Any move by the Vietnam’s communist government that smacks of dependency on China is likely to prompt protest. However, setting up a Confucius Institute, with its overtones of cultural hegemony, may only be distracting the Vietnamese public from more substantial concerns.

Confucius Institutes are educational and cultural institutions run by the Chinese government. They operate with the following objectives: encourage Chinese language learning, popularize Confucianism, and promote cultural exchange between China and other countries.

These three objectives actually serve one larger goal: building China’s “soft power.” Despite the controversy, it is not the institutes themselves that are the concern, nor even China’s soft power initiatives in general. Rather, the bigger worry is the hard power that China has demonstrated to a passive Vietnamese government in recent decades. Soft power should be considered in that context.

Take language learning – in this case, Chinese – for young Vietnamese. In fact, this should be encouraged. With tens of thousands of Chinese now living in Vietnam and comprehensive relations between the two communist countries lasting many years, Chinese language skills means jobs for Vietnamese. There is a natural incentive to learn the language, with or without a Confucius Institute.

Promoting Confucianism? Vietnam already has it. With 2,000 years of Confucianism in Vietnam, there seems little to gain by promoting it. Indeed, Vietnam continues to grapple with some of the less positive repercussions of the philosophy, such as an inert mindset. What it ought to be doing now is introducing the democratic thinking and creative culture of the West, just as Japan did starting from the late 19th century. That aside, there seems little to worry about in two governments trying to pour more Confucian water into a glass that is already full.

As for bilateral cultural exchange, given Vietnam’s political dependence on China, this too has already been taking place for some time, and has been mostly a one-way street for China. The concern here is not so much education and culture, but the broader political, economic and social dependence of Vietnam on China. The West doesn’t worry about Chinese soft power, because although a behemoth, China is known to have critical issues to deal with at home. But Vietnam’s government has left the doors wide open for China to impose whatever it sees fit. A Confucius Institute is just one more small brush stroke in a large picture that has been ugly for a long time.

Let’s review some of the practical upshots of Chin’s involvement in Vietnam. For instance, China and Hong Kong were given 50-year leases over nearly 200,000 hectares of upstream forests belonging to ten border provinces. More than 90% of projects involving electricity, mining, oil, metals or chemicals in Vietnam are run by China through the engineering, procurement and construction contracts. Tens of thousands of Chinese manual laborers have entered Vietnam, displacing local workers.

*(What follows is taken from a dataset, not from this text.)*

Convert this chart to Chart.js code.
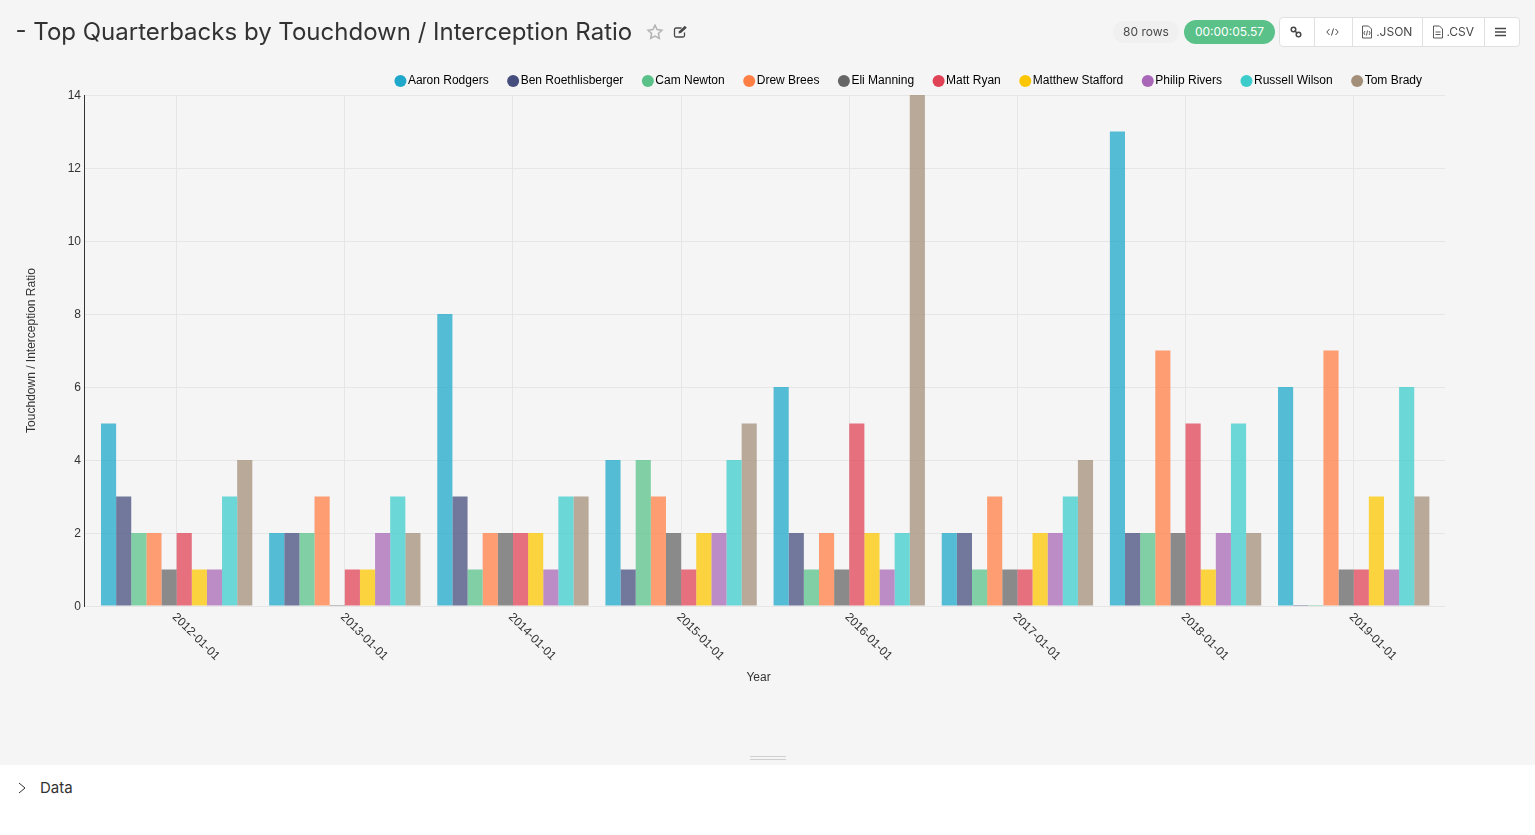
<!DOCTYPE html>
<html>
<head>
<meta charset="utf-8">
<title>Top Quarterbacks by Touchdown / Interception Ratio</title>
<script src="https://cdn.jsdelivr.net/npm/chart.js@4"></script>
<style>
  html, body { margin: 0; padding: 0; width: 1535px; height: 835px; overflow: hidden; background: #fff; font-family: Inter, sans-serif; color: #323232; }
  .main { position: absolute; left: 0; top: 0; width: 1535px; height: 765px; background: #f5f5f5; }
  canvas { position: absolute; left: 0; top: 0; }
  .title { position: absolute; left: 15.5px; top: 17px; font-size: 24px; line-height: 30px; white-space: nowrap; color: #323232; }
  .icon { position: absolute; }
  .rows { position: absolute; left: 1113px; top: 21px; width: 66px; height: 22px; line-height: 22px; border-radius: 11px; background: #f0f0f0; text-align: center; font-size: 12px; color: #484848; }
  .timer { position: absolute; left: 1184px; top: 20px; width: 91px; height: 24px; line-height: 24px; border-radius: 12px; background: #5ac189; text-align: center; font-size: 12px; color: #fff; }
  .btns { position: absolute; left: 1279px; top: 17px; width: 239px; height: 28px; background: #fff; border: 1px solid #e0e0e0; border-radius: 4px; font-size: 12px; color: #484848; }
  .btns div { position: absolute; top: 0; height: 28px; line-height: 28px; border-left: 1px solid #e0e0e0; }
  .handle { position: absolute; left: 750px; width: 36px; height: 1px; background: #cfcfcf; }
  .data { position: absolute; left: 40px; top: 778px; font-size: 15px; line-height: 20px; color: #323232; }
</style>
</head>
<body>
<div class="main">
  <canvas id="chart" width="1535" height="765"></canvas>
  <div class="title">- Top Quarterbacks by Touchdown / Interception Ratio</div>
  <svg class="icon" style="left:646px;top:23px" width="18" height="18" viewBox="0 0 18 18"><path d="M9 2.2l2.1 4.4 4.8.6-3.5 3.3.9 4.8L9 13l-4.3 2.3.9-4.8-3.5-3.3 4.8-.6z" fill="none" stroke="#b2b2b2" stroke-width="1.5"/></svg>
  <svg class="icon" style="left:673px;top:24px" width="15" height="15" viewBox="0 0 15 15"><path d="M11.5 8.5v3A1.500 1.500 0 0 1 10 13H3A1.500 1.500 0 0 1 1.500 11.500v-6A1.500 1.500 0 0 1 3 4h5.500" fill="none" stroke="#484848" stroke-width="1.300"/><path d="M5.500 9.500l.5-2.300L11.800 1.800l2 1.900-5.800 5.400z" fill="#484848"/></svg>
  <div class="rows">80 rows</div>
  <div class="timer">00:00:05.57</div>
  <div class="btns">
    <svg class="icon" style="left:9px;top:7px" width="14" height="14" viewBox="0 0 14 14"><circle cx="4.500" cy="4.500" r="2.300" fill="none" stroke="#484848" stroke-width="1.500"/><circle cx="9.500" cy="9.500" r="2.300" fill="none" stroke="#484848" stroke-width="1.500"/><path d="M5.500 5.500l3 3" stroke="#484848" stroke-width="1.500"/></svg>
    <div style="left:34px;width:37px"></div>
    <svg class="icon" style="left:46px;top:9px" width="13" height="10" viewBox="0 0 13 10"><path d="M3.500 2L.8 5l2.700 3M9.500 2l2.700 3-2.700 3M7.500 1.500L5.500 8.500" fill="none" stroke="#484848" stroke-width="1"/></svg>
    <div style="left:72px;width:69px;text-align:center">&nbsp;&nbsp;&nbsp;&nbsp;.JSON</div>
    <svg class="icon" style="left:81px;top:7px" width="12" height="14" viewBox="0 0 12 14"><path d="M1.500 1h6l3 3v9h-9zM4 6L2.800 8 4 10M8 6l1.200 2L8 10M6.500 5.500l-1 5" fill="none" stroke="#484848" stroke-width=".9"/></svg>
    <div style="left:142px;width:61px;text-align:center">&nbsp;&nbsp;&nbsp;&nbsp;.CSV</div>
    <svg class="icon" style="left:152px;top:7px" width="12" height="14" viewBox="0 0 12 14"><path d="M1.500 1h6l3 3v9h-9zM3.500 7h5M3.500 9.500h5" fill="none" stroke="#484848" stroke-width=".9"/></svg>
    <div style="left:204px;width:34px"></div>
    <svg class="icon" style="left:215px;top:9px" width="11" height="10" viewBox="0 0 11 10"><path d="M0 1.500h11M0 5h11M0 8.500h11" stroke="#484848" stroke-width="1.500"/></svg>
  </div>
  <div class="handle" style="top:756px"></div>
  <div class="handle" style="top:759px"></div>
</div>
<svg class="icon" style="left:17px;top:782px" width="10" height="12" viewBox="0 0 10 12"><path d="M2 1l6 5-6 5" fill="none" stroke="#323232"/></svg>
<div class="data">Data</div>

<script>
const years = ['2012-01-01', '2013-01-01', '2014-01-01', '2015-01-01', '2016-01-01', '2017-01-01', '2018-01-01', '2019-01-01'];
const players = ['Aaron Rodgers', 'Ben Roethlisberger', 'Cam Newton', 'Drew Brees', 'Eli Manning', 'Matt Ryan', 'Matthew Stafford', 'Philip Rivers', 'Russell Wilson', 'Tom Brady'];
const colors = ['31,168,201', '69,78,124', '90,193,137', '255,127,68', '102,102,102', '224,67,85', '252,199,0', '168,104,183', '60,204,203', '163,143,121'];

const aaronRodgers = [5, 2, 8, 4, 6, 2, 13, 6];
const benRoethlisberger = [3, 2, 3, 1, 2, 2, 2, 0];
const camNewton = [2, 2, 1, 4, 1, 1, 2, 0];
const drewBrees = [2, 3, 2, 3, 2, 3, 7, 7];
const eliManning = [1, 0, 2, 2, 1, 1, 2, 1];
const mattRyan = [2, 1, 2, 1, 5, 1, 5, 1];
const matthewStafford = [1, 1, 2, 2, 2, 2, 1, 3];
const philipRivers = [1, 2, 1, 2, 1, 2, 2, 1];
const russellWilson = [3, 3, 3, 4, 2, 3, 5, 6];
const tomBrady = [4, 2, 3, 5, 14, 4, 2, 3];
const series = [aaronRodgers, benRoethlisberger, camNewton, drewBrees, eliManning, mattRyan, matthewStafford, philipRivers, russellWilson, tomBrady];

const textColor = '#333';
const gridColor = '#e6e6e6';
const font = { family: '"Liberation Sans", Arial, sans-serif', size: 12 };

// move tick labels a little, chart.js has no option for it
function shiftLabels(scale, dx, dy) {
  const compute = scale._computeLabelItems;
  scale._computeLabelItems = function (area) {
    const items = compute.call(this, area);
    items.forEach(item => {
      item.options.translation[0] += dx;
      item.options.translation[1] += dy;
    });
    return items;
  };
}

// legend sits right of centre and the x title left of centre in the original
const nudge = {
  id: 'nudge',
  afterLayout(chart) {
    chart.legend.right = 1445;
    chart.legend.top += 2;
    chart.scales.x.right -= 12;
    // x labels hang down to the right of the tick
    chart.scales.x._getXAxisLabelAlignment = () => 'left';
    shiftLabels(chart.scales.x, -2.5, -4);
    shiftLabels(chart.scales.y, 0, 1);
  }
};

new Chart(document.getElementById('chart'), {
  type: 'bar',
  plugins: [nudge],
  data: {
    labels: years.map((y, i) => i),
    datasets: players.map((name, i) => ({
      label: name,
      data: series[i],
      backgroundColor: 'rgba(' + colors[i] + ',0.75)',
      borderWidth: 0,
      minBarLength: 1,
      categoryPercentage: 0.9,
      barPercentage: 1
    }))
  },
  options: {
    responsive: false,
    animation: false,
    layout: { padding: { left: 24, right: 90, top: 50, bottom: 80 } },
    plugins: {
      tooltip: { enabled: false },
      legend: {
        position: 'top',
        align: 'end',
        labels: {
          usePointStyle: true,
          pointStyle: 'circle',
          boxWidth: 3,
          boxHeight: 8.5,
          padding: 23,
          color: textColor,
          font: font,
          generateLabels: chart => players.map((name, i) => ({
            text: name,
            fillStyle: 'rgb(' + colors[i] + ')',
            strokeStyle: 'rgb(' + colors[i] + ')',
            lineWidth: 0,
            pointStyle: 'circle',
            datasetIndex: i
          }))
        }
      }
    },
    scales: {
      x: {
        type: 'linear',
        offset: false,
        min: -0.551,
        max: 7.543,
        afterFit: scale => { scale.height = 79; },
        grid: { offset: false, color: gridColor, drawTicks: false },
        border: { display: false },
        title: { display: true, text: 'Year', color: textColor, font: font, padding: 0 },
        ticks: {
          stepSize: 1,
          includeBounds: false,
          autoSkip: false,
          minRotation: -45,
          maxRotation: -45,
          padding: 8,
          color: textColor,
          font: font,
          callback: value => years[value]
        }
      },
      y: {
        min: 0,
        max: 14,
        afterFit: scale => { scale.width = 60; },
        grid: { color: gridColor, drawTicks: false },
        border: { display: true, color: '#333' },
        title: { display: true, text: 'Touchdown / Interception Ratio', color: textColor, font: font, padding: 0 },
        ticks: { stepSize: 2, padding: 3, color: textColor, font: font }
      }
    }
  }
});
</script>
</body>
</html>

Vietnam has also become an importer of outdated technologies, low-quality products and poisonous chemicals from China. The Paracel and Spratly islands are in Vietnam’s exclusive economic zone but are now under Chinese control. Chinese magazines, movies, cultural and political documents flood the Vietnam market.

In the presence of all this, what is one Confucius Institute? And a Vietnamese government already so dependent on its comrades in China on the ideology-based comrades from PRC to the extent it can offer only a feeble protest when its own fishermen are shot at by Chinese would hardly complain about a Confucius Institute anyway.

No, the controversy  surrounding the establishment of a the Confucius Institute really only serves to distract public opinion from scandals, such as newborn babies dying after being injected with low quality vaccines, the eviction of farmers to free land for developers, and the continued abuses of human rights by security forces.

The Vietnamese government has been adapt at distracting the public for its advantage. The establishment of Confucius Institute is very likely another example.

Huynh Thuc Vy is a blogger in Vietnam. She is the daughter of dissident-writer Huynh Ngoc Tuan.